Posts Tagged ‘daniel russell’
WARNING – There may be spoilers.
Daniel Russell’s Samhane tells the story of Brian Rathbone, self-trained monster hunter, who is a single father raising a son. It also tells the story of Donald Patterson, a middle of the road kind of guy who works in a lab. Brian came to monster hunting after his wife was killed in an attic by an imp, and Donald finds himself trapped in a shadowy underworld of the paranormal after he buys a laptop that contains snuff footage. Both men travel to the small town of Samhane in England—-one to catch monsters, the other to save his kidnapped fiancé from a strange cult.
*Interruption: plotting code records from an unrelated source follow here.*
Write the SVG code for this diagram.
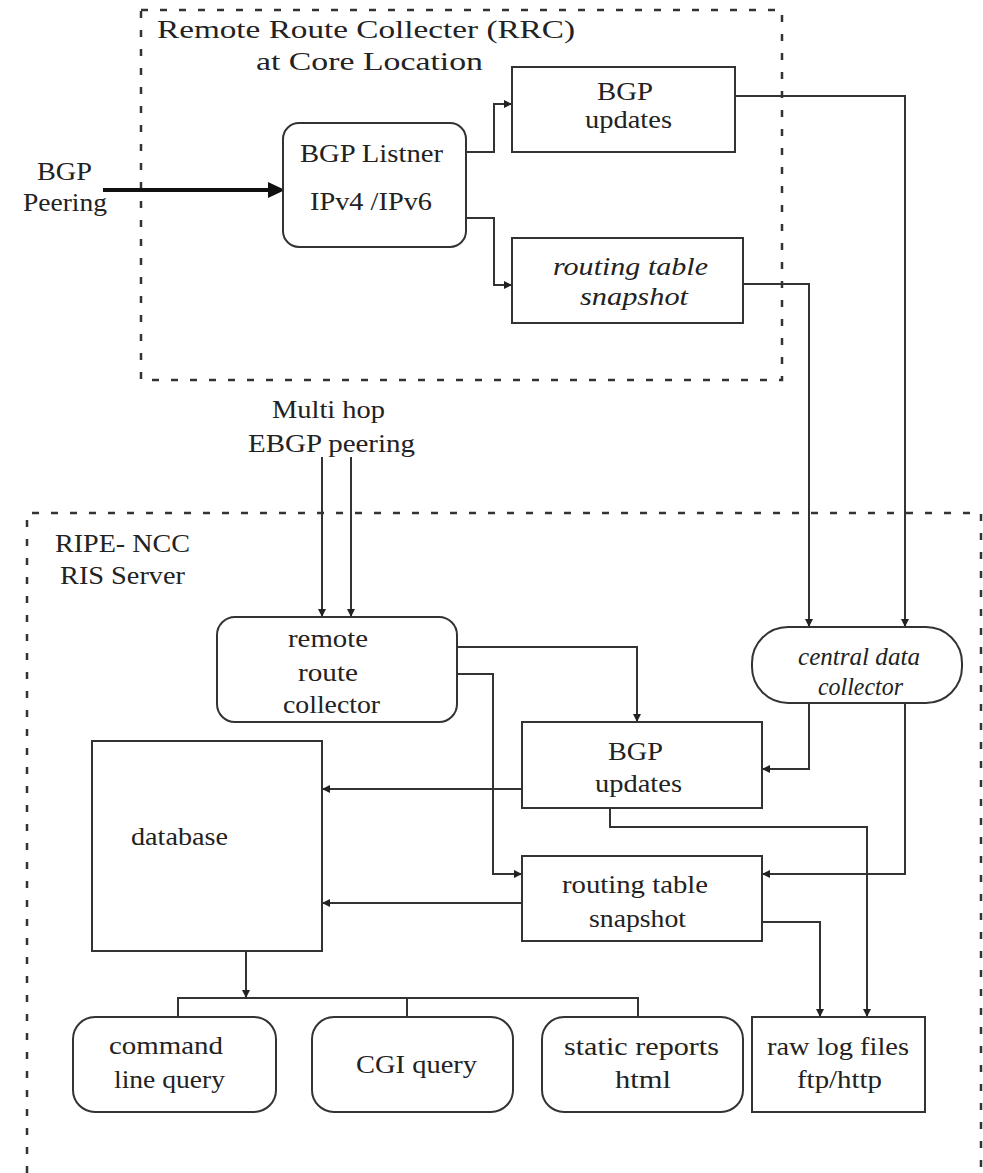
<svg xmlns="http://www.w3.org/2000/svg" width="983" height="1173" viewBox="0 0 983 1173">
<style>
.bg{fill:#fff}
.box{fill:#fff;stroke:#333;stroke-width:2}
.dash{fill:none;stroke:#333;stroke-width:2.5;stroke-dasharray:7 12}
.ln{fill:none;stroke:#333;stroke-width:2}
.ar{fill:none;stroke:#333;stroke-width:2;marker-end:url(#ah)}
text{font-family:"Liberation Serif","DejaVu Serif",serif;font-size:25px;fill:#222;text-anchor:middle}
.it{font-style:italic}
.big{font-size:26px}
</style>
<defs>
<marker id="ah" markerUnits="userSpaceOnUse" markerWidth="9" markerHeight="9" refX="8" refY="4" orient="auto">
<path d="M0,0 L8,4 L0,8 z" fill="#222"/>
</marker>
</defs>
<rect class="bg" x="0" y="0" width="983" height="1173"/>

<g id="rrc-container">
<rect class="dash" x="141" y="10" width="641" height="370"/>
<text class="big" x="366" y="38" textLength="418" lengthAdjust="spacingAndGlyphs">Remote Route Collecter (RRC)</text>
<text class="big" x="369.5" y="70" textLength="227" lengthAdjust="spacingAndGlyphs">at Core Location</text>
</g>

<g id="ris-container">
<path class="dash" d="M27,1173 V513 H981 V1173"/>
<text x="122.5" y="552" textLength="135" lengthAdjust="spacingAndGlyphs">RIPE- NCC</text>
<text x="122.5" y="584" textLength="125" lengthAdjust="spacingAndGlyphs">RIS Server</text>
</g>

<g id="bgp-peering-label">
<text x="64.5" y="180" textLength="55" lengthAdjust="spacingAndGlyphs">BGP</text>
<text x="65" y="211" textLength="84" lengthAdjust="spacingAndGlyphs">Peering</text>
</g>

<g id="multihop-label">
<text x="328.5" y="418" textLength="113" lengthAdjust="spacingAndGlyphs">Multi hop</text>
<text x="331.5" y="452" textLength="167" lengthAdjust="spacingAndGlyphs">EBGP peering</text>
</g>

<g id="connectors">
<line x1="103" y1="190" x2="270" y2="190" stroke="#111" stroke-width="4"/>
<polygon points="268,182 285,190 268,198" fill="#111"/>
<path class="ar" d="M466,152 H494 V104 H512"/>
<path class="ar" d="M466,218 H494 V285 H512"/>
<path class="ar" d="M735,96 H905 V627"/>
<path class="ar" d="M743,284 H809 V627"/>
<path class="ar" d="M322,457 V617"/>
<path class="ar" d="M351,457 V617"/>
<path class="ar" d="M457,647 H637 V722"/>
<path class="ar" d="M457,674 H493 V874 H522"/>
<path class="ar" d="M809,703 V769 H762"/>
<path class="ar" d="M905,703 V874 H762"/>
<path class="ar" d="M522,789 H322"/>
<path class="ar" d="M522,903 H322"/>
<path class="ar" d="M610,808 V827 H867 V1017"/>
<path class="ar" d="M762,922 H820 V1017"/>
<path class="ar" d="M246,951 V998"/>
<path class="ln" d="M178,1017 V998 H638 V1017 M407,998 V1017"/>
</g>

<g id="bgp-listner">
<rect class="box" x="283" y="123" width="183" height="124" rx="16"/>
<text x="371.5" y="162" textLength="143" lengthAdjust="spacingAndGlyphs">BGP Listner</text>
<text x="371" y="210" textLength="122" lengthAdjust="spacingAndGlyphs">IPv4 /IPv6</text>
</g>

<g id="rrc-bgp-updates">
<rect class="box" x="512" y="67" width="223" height="85"/>
<text x="625" y="100" textLength="56" lengthAdjust="spacingAndGlyphs">BGP</text>
<text x="628.5" y="128" textLength="87" lengthAdjust="spacingAndGlyphs">updates</text>
</g>

<g id="rrc-routing-table">
<rect class="box" x="512" y="238" width="231" height="85"/>
<text class="it" x="630.5" y="275" textLength="155" lengthAdjust="spacingAndGlyphs">routing table</text>
<text class="it" x="634" y="305" textLength="108" lengthAdjust="spacingAndGlyphs">snapshot</text>
</g>

<g id="remote-route-collector">
<rect class="box" x="217" y="617" width="240" height="105" rx="18"/>
<text x="328" y="647" textLength="80" lengthAdjust="spacingAndGlyphs">remote</text>
<text x="328" y="681" textLength="60" lengthAdjust="spacingAndGlyphs">route</text>
<text x="331.5" y="713" textLength="97" lengthAdjust="spacingAndGlyphs">collector</text>
</g>

<g id="central-data-collector">
<rect class="box" x="752" y="627" width="210" height="76" rx="36"/>
<text class="it" x="859" y="665" textLength="122" lengthAdjust="spacingAndGlyphs">central data</text>
<text class="it" x="860.5" y="695" textLength="85" lengthAdjust="spacingAndGlyphs">collector</text>
</g>

<g id="ris-bgp-updates">
<rect class="box" x="522" y="722" width="240" height="86"/>
<text class="big" x="635.5" y="760" textLength="55" lengthAdjust="spacingAndGlyphs">BGP</text>
<text x="638.5" y="792" textLength="87" lengthAdjust="spacingAndGlyphs">updates</text>
</g>

<g id="ris-routing-table">
<rect class="box" x="522" y="856" width="240" height="85"/>
<text x="635" y="893" textLength="146" lengthAdjust="spacingAndGlyphs">routing table</text>
<text x="637.5" y="927" textLength="97" lengthAdjust="spacingAndGlyphs">snapshot</text>
</g>

<g id="database">
<rect class="box" x="92" y="741" width="230" height="210"/>
<text x="179.5" y="845" textLength="97" lengthAdjust="spacingAndGlyphs">database</text>
</g>

<g id="command-line-query">
<rect class="box" x="73" y="1017" width="203" height="95" rx="22"/>
<text x="166" y="1054" textLength="114" lengthAdjust="spacingAndGlyphs">command</text>
<text x="169.5" y="1088" textLength="111" lengthAdjust="spacingAndGlyphs">line query</text>
</g>

<g id="cgi-query">
<rect class="box" x="312" y="1017" width="201" height="95" rx="22"/>
<text x="416.5" y="1073" textLength="121" lengthAdjust="spacingAndGlyphs">CGI query</text>
</g>

<g id="static-reports">
<rect class="box" x="542" y="1017" width="201" height="95" rx="22"/>
<text x="641.5" y="1055" textLength="155" lengthAdjust="spacingAndGlyphs">static reports</text>
<text x="643" y="1088" textLength="56" lengthAdjust="spacingAndGlyphs">html</text>
</g>

<g id="raw-log-files">
<rect class="box" x="752" y="1017" width="173" height="95"/>
<text x="838" y="1055" textLength="142" lengthAdjust="spacingAndGlyphs">raw log files</text>
<text x="839.5" y="1088" textLength="85" lengthAdjust="spacingAndGlyphs">ftp/http</text>
</g>
</svg>
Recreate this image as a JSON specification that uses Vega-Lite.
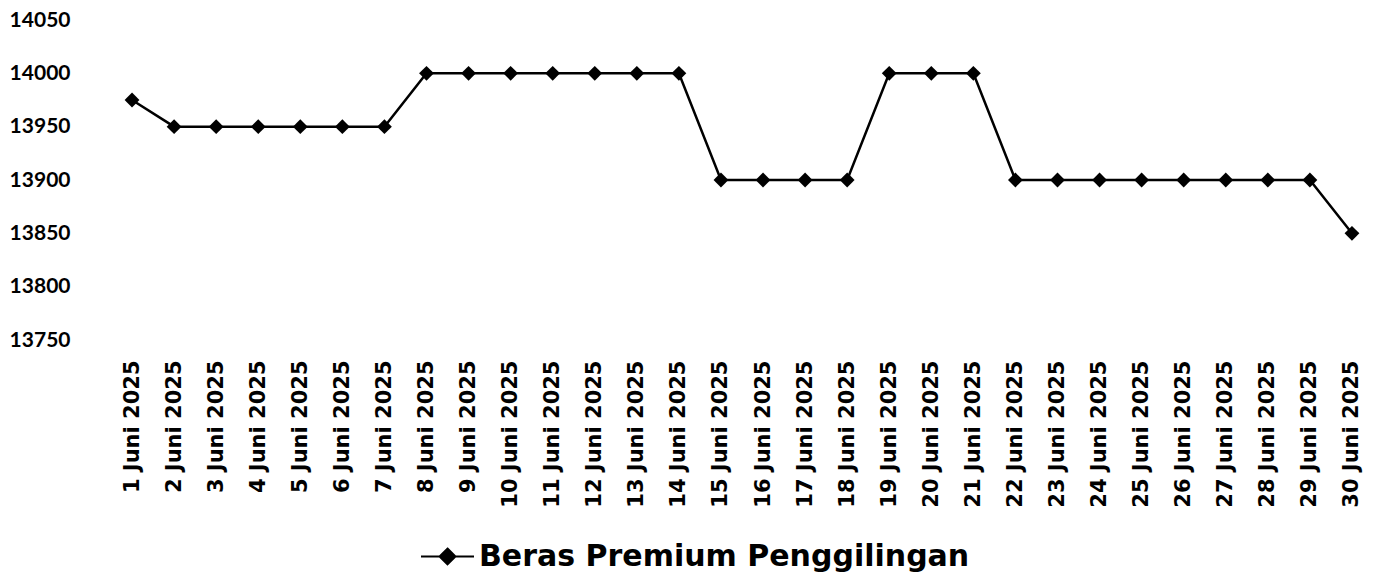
{
  "$schema": "https://vega.github.io/schema/vega-lite/v6.json",
  "autosize": {"type": "none"},
  "width": 1262,
  "height": 320,
  "padding": {"left": 111, "top": 20, "right": 9, "bottom": 244},
  "background": "white",
  "config": {"view": {"stroke": null}, "font": "Lato"},
  "data": {"values": [
    {"tanggal": "1 Juni 2025", "harga": 13975, "seri": "Beras Premium Penggilingan"},
    {"tanggal": "2 Juni 2025", "harga": 13950, "seri": "Beras Premium Penggilingan"},
    {"tanggal": "3 Juni 2025", "harga": 13950, "seri": "Beras Premium Penggilingan"},
    {"tanggal": "4 Juni 2025", "harga": 13950, "seri": "Beras Premium Penggilingan"},
    {"tanggal": "5 Juni 2025", "harga": 13950, "seri": "Beras Premium Penggilingan"},
    {"tanggal": "6 Juni 2025", "harga": 13950, "seri": "Beras Premium Penggilingan"},
    {"tanggal": "7 Juni 2025", "harga": 13950, "seri": "Beras Premium Penggilingan"},
    {"tanggal": "8 Juni 2025", "harga": 14000, "seri": "Beras Premium Penggilingan"},
    {"tanggal": "9 Juni 2025", "harga": 14000, "seri": "Beras Premium Penggilingan"},
    {"tanggal": "10 Juni 2025", "harga": 14000, "seri": "Beras Premium Penggilingan"},
    {"tanggal": "11 Juni 2025", "harga": 14000, "seri": "Beras Premium Penggilingan"},
    {"tanggal": "12 Juni 2025", "harga": 14000, "seri": "Beras Premium Penggilingan"},
    {"tanggal": "13 Juni 2025", "harga": 14000, "seri": "Beras Premium Penggilingan"},
    {"tanggal": "14 Juni 2025", "harga": 14000, "seri": "Beras Premium Penggilingan"},
    {"tanggal": "15 Juni 2025", "harga": 13900, "seri": "Beras Premium Penggilingan"},
    {"tanggal": "16 Juni 2025", "harga": 13900, "seri": "Beras Premium Penggilingan"},
    {"tanggal": "17 Juni 2025", "harga": 13900, "seri": "Beras Premium Penggilingan"},
    {"tanggal": "18 Juni 2025", "harga": 13900, "seri": "Beras Premium Penggilingan"},
    {"tanggal": "19 Juni 2025", "harga": 14000, "seri": "Beras Premium Penggilingan"},
    {"tanggal": "20 Juni 2025", "harga": 14000, "seri": "Beras Premium Penggilingan"},
    {"tanggal": "21 Juni 2025", "harga": 14000, "seri": "Beras Premium Penggilingan"},
    {"tanggal": "22 Juni 2025", "harga": 13900, "seri": "Beras Premium Penggilingan"},
    {"tanggal": "23 Juni 2025", "harga": 13900, "seri": "Beras Premium Penggilingan"},
    {"tanggal": "24 Juni 2025", "harga": 13900, "seri": "Beras Premium Penggilingan"},
    {"tanggal": "25 Juni 2025", "harga": 13900, "seri": "Beras Premium Penggilingan"},
    {"tanggal": "26 Juni 2025", "harga": 13900, "seri": "Beras Premium Penggilingan"},
    {"tanggal": "27 Juni 2025", "harga": 13900, "seri": "Beras Premium Penggilingan"},
    {"tanggal": "28 Juni 2025", "harga": 13900, "seri": "Beras Premium Penggilingan"},
    {"tanggal": "29 Juni 2025", "harga": 13900, "seri": "Beras Premium Penggilingan"},
    {"tanggal": "30 Juni 2025", "harga": 13850, "seri": "Beras Premium Penggilingan"}
  ]},
  "mark": {"type": "line", "strokeWidth": 2.5, "point": {"shape": "diamond", "size": 220, "filled": true}},
  "encoding": {
    "x": {
      "field": "tanggal", "type": "ordinal", "sort": null,
      "scale": {"type": "point", "padding": 0.5},
      "axis": {"title": null, "labelAngle": -90, "labelFont": "DejaVu Sans", "labelFontSize": 21, "labelFontWeight": "bold", "labelColor": "black", "labelPadding": 20, "ticks": false, "domain": false, "grid": false}
    },
    "y": {
      "field": "harga", "type": "quantitative",
      "scale": {"domain": [13750, 14050], "zero": false, "nice": false},
      "axis": {"title": null, "values": [13750, 13800, 13850, 13900, 13950, 14000, 14050], "format": "d", "labelFontSize": 21, "labelFontWeight": "bold", "labelColor": "black", "labelPadding": 41, "ticks": false, "domain": false, "grid": false}
    },
    "color": {
      "field": "seri", "type": "nominal",
      "scale": {"range": ["black"]},
      "legend": {
        "title": null, "orient": "none", "legendX": 309, "legendY": 509,
        "symbolType": "M-1,0H1M0,-0.3L0.3,0L0,0.3L-0.3,0Z",
        "symbolSize": 2809, "symbolStrokeWidth": 2, "symbolFillColor": "black", "symbolStrokeColor": "black",
        "labelFont": "DejaVu Sans", "labelFontSize": 30, "labelFontWeight": "bold", "labelColor": "black", "labelOffset": 4, "labelLimit": 1000
      }
    }
  }
}
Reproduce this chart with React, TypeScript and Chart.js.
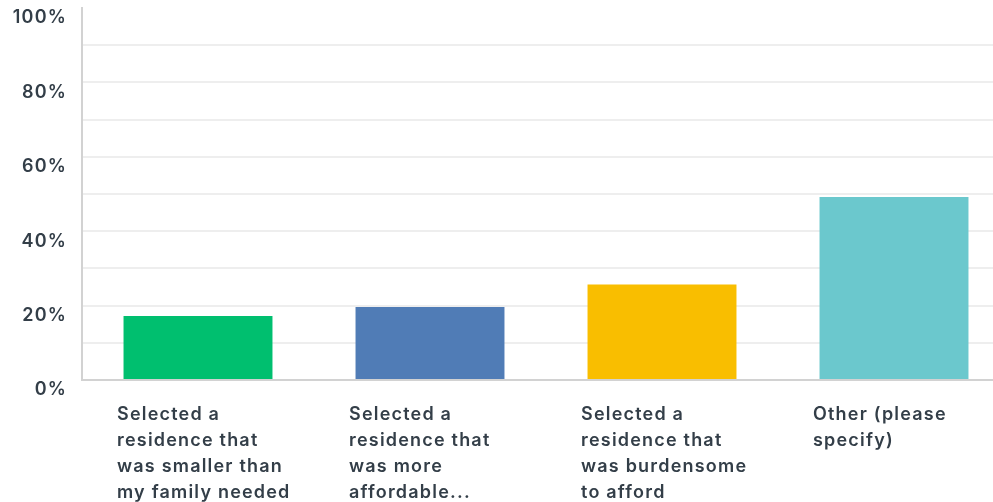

There are a lot of cool elements to this debut novel by Daniel Russell, with some definite creepy scenes, and I really wanted to like this book. However, it ultimately read as way too paint by numbers for me. While there were scenes where I was genuinely creeped out (when Donald is walking up the drive to Orchard House; when the road comes alive), in most instances, I could tell exactly where the author was going. For instance, when the teenagers head out to the woods, I predicted exactly which teenagers would die (of course, these were the ones that almost had sex). And I generally knew which character would be spared and which would not. This really killed the suspense factor for me. There was no mounting tension—just a lot of cool monsters and cool scenes (kudos to Daniel on the creepy spider-doctor)—but every time I expected the author to zag, he did just that. It made it hard to sympathize with any of the characters, feel any real compassion for them, because I knew who was safe and who wasn’t. I also predicted who Mr. Belvedere was the moment I met the elderly mayor.
All in all, a fun read, but I wish the author had packed it with more surprises-—wish he would’ve zigged a little more often when I saw the zag coming. One of the best characters in the book, for me, was Walter, because I really didn’t see the revelation coming about his character. It gave him depth and a wonderful personality struggle.
If you’re looking for a fun read, check out Samhane. Just don’t expect any surprises.